Una parte del mondo accademico parla ormai di «tirannia degli alberi». Il fascino simbolico dell’albero e delle foreste è infatti diventata un’arma a doppio taglio, dato che porta a sottovalutare il ruolo che hanno altri ecosistemi di trattenere grandi quantità di carbonio: le savane, le praterie, le torbiere, le steppe confinanti con le zone desertiche, rischiano di esser trattate come foreste degradate da ripristinare, invece di essere custodite come ecosistemi antichi in grado di trattenere grandi quantità di carbonio nel sottosuolo, e dunque degni di protezione e tutela.

La rigenerazione autonoma degli ecosistemi è un percorso meno attraente, ma cruciale. Oggi anche il sito di Plant-for-the Planet presenta un’agenda più strutturata e bilanciata: «La complessità di ricostruire ecosistemi per mano umana implica ancora di più la necessità di proteggere quelli esistenti». La riforestazione da sola non basta e serve un atteggiamento non invasivo nei confronti degli habitat naturali.

L’Italia non è esclusa da questo dibattito. Le azioni di salvaguardia dei territori spesso fanno meno notizia di altre istanze, ma sono numerose in tutto il paese. Un esempio è il progetto Salvarocche, nel Cuneese, un consorzio di quindici associazioni piemontesi che si sta battendo per la difesa delle Rocche del Roero, un autentico polmone verde che si estende per oltre 8000 ettari, lungo una dorsale di 40 chilometri. Questo ecosistema, unico nel suo genere, è minacciato da un progressivo disboscamento e da un’antropizzazione che hanno già coinvolto gran parte del vicino territorio della bassa langa, orientata alla coltivazione vitivinicola e di nocciole.

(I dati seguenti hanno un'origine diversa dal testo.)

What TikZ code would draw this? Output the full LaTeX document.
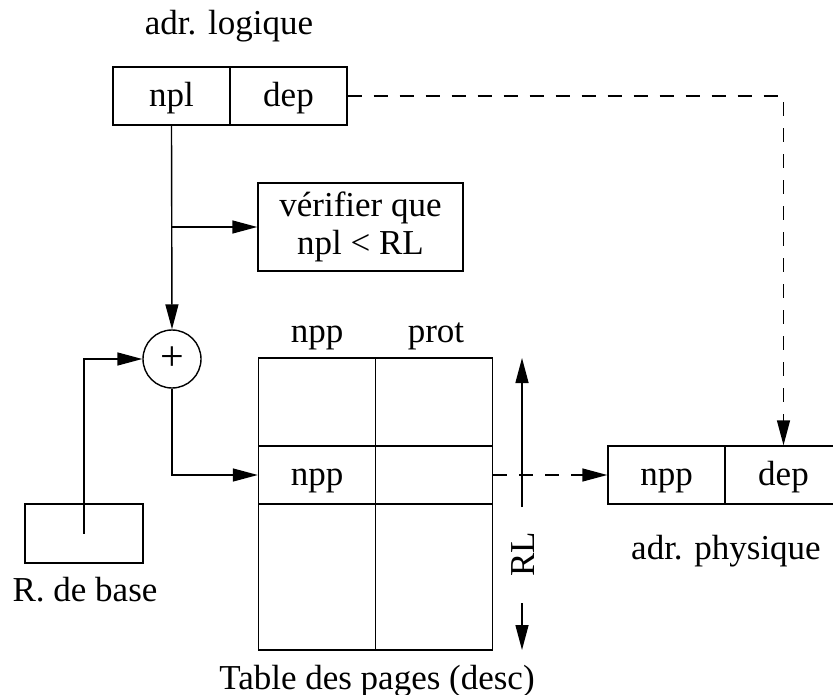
\documentclass[tikz,border=0pt]{standalone}
\usepackage{fontspec}
\setmainfont{Liberation Serif}
\usetikzlibrary{arrows.meta}
\begin{document}
\begin{tikzpicture}[x=1pt,y=-1pt,line width=1.4pt,
  every node/.style={font=\fontsize{35}{37.5}\selectfont,inner sep=0pt},
  cell/.style={draw,minimum width=117pt,minimum height=58pt,text height=24pt,text depth=3pt},
  tcell/.style={draw,minimum width=117pt,text height=24pt,text depth=3pt},
  lbl/.style={anchor=base},
  arr/.style={-{Triangle[length=25pt,width=13pt]}},
  dsh/.style={dash pattern=on 14pt off 12pt}]
\useasboundingbox (0,0) rectangle (833,695);
% logical address
\node[lbl] (lt) at (229,35) {adr. logique};
\node[cell] (npl) at (171.5,96) {npl};
\node[cell] (dep) at (288.5,96) {dep};
% check box
\node[draw,minimum width=205pt,minimum height=88pt,align=center] (ver) at (360.5,227) {vérifier que\\npl < RL};
% adder
\node[draw,circle,minimum size=58pt,font=\fontsize{42}{44}\selectfont] (plus) at (172,359) {};
\node[font=\fontsize{42}{44}\selectfont] (plussign) at (plus.center) {+};
% base register
\node[draw,minimum width=118pt,minimum height=59pt] (base) at (84,533.5) {};
\node[lbl] (bt) at (85,601) {R. de base};
% page table
\node[lbl] (h1) at (317,342) {npp};
\node[lbl] (h2) at (436,342) {prot};
\node[tcell,minimum height=88pt] (r1a) at (317,402) {};
\node[tcell,minimum height=88pt] (r1b) at (434,402) {};
\node[tcell,minimum height=58pt] (r2a) at (317,475) {npp};
\node[tcell,minimum height=58pt] (r2b) at (434,475) {};
\node[tcell,minimum height=146pt] (r3a) at (317,577) {};
\node[tcell,minimum height=146pt] (r3b) at (434,577) {};
\node[lbl] (tt) at (377,689) {Table des pages (desc)};
% RL
\node[rotate=90] (rl) at (523.5,554) {RL};
\coordinate (rl1) at (522,507);
\coordinate (rlt) at (522,358);
\coordinate (rl2) at (522,603);
\coordinate (rlb) at (522,650);
% physical address
\node[cell] (pn) at (666.5,475) {npp};
\node[cell] (pd) at (783.5,475) {dep};
\node[lbl] (pt) at (726,559) {adr. physique};
% connectors
\draw[arr] (npl.south) -- (plus.north);
\draw[arr] (npl.south |- ver.west) -- (ver.west);
\draw[arr] (base.center) |- (plus.west);
\draw[arr] (plus.south) |- (r2a.west);
\draw[arr] (rl1) -- (rlt);
\draw[arr] (rl2) -- (rlb);
\draw[dsh,arr] (r2b.east) -- (pn.west);
\draw[dsh,arr] (dep.east) -| (pd.north);
\end{tikzpicture}
\end{document}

Se la scelta è davvero di guardare oltre la «banana adesso» e preoccuparsi del futuro della nostra specie, allora le azioni da portare avanti, con urgenza e in parallelo, sono tre: ridurre le emissioni industriali, investire in tecnologie di cattura di CO2, e preservare gli ecosistemi esistenti. Di queste, la terza è l’unica soluzione immediatamente praticabile e in grado di dare risultati certi, ma è anche quella più impegnativa. In una società orientata alla performance e al risultato, cedere il posto alla natura e ai suoi ritmi è la vera sfida del nostro tempo.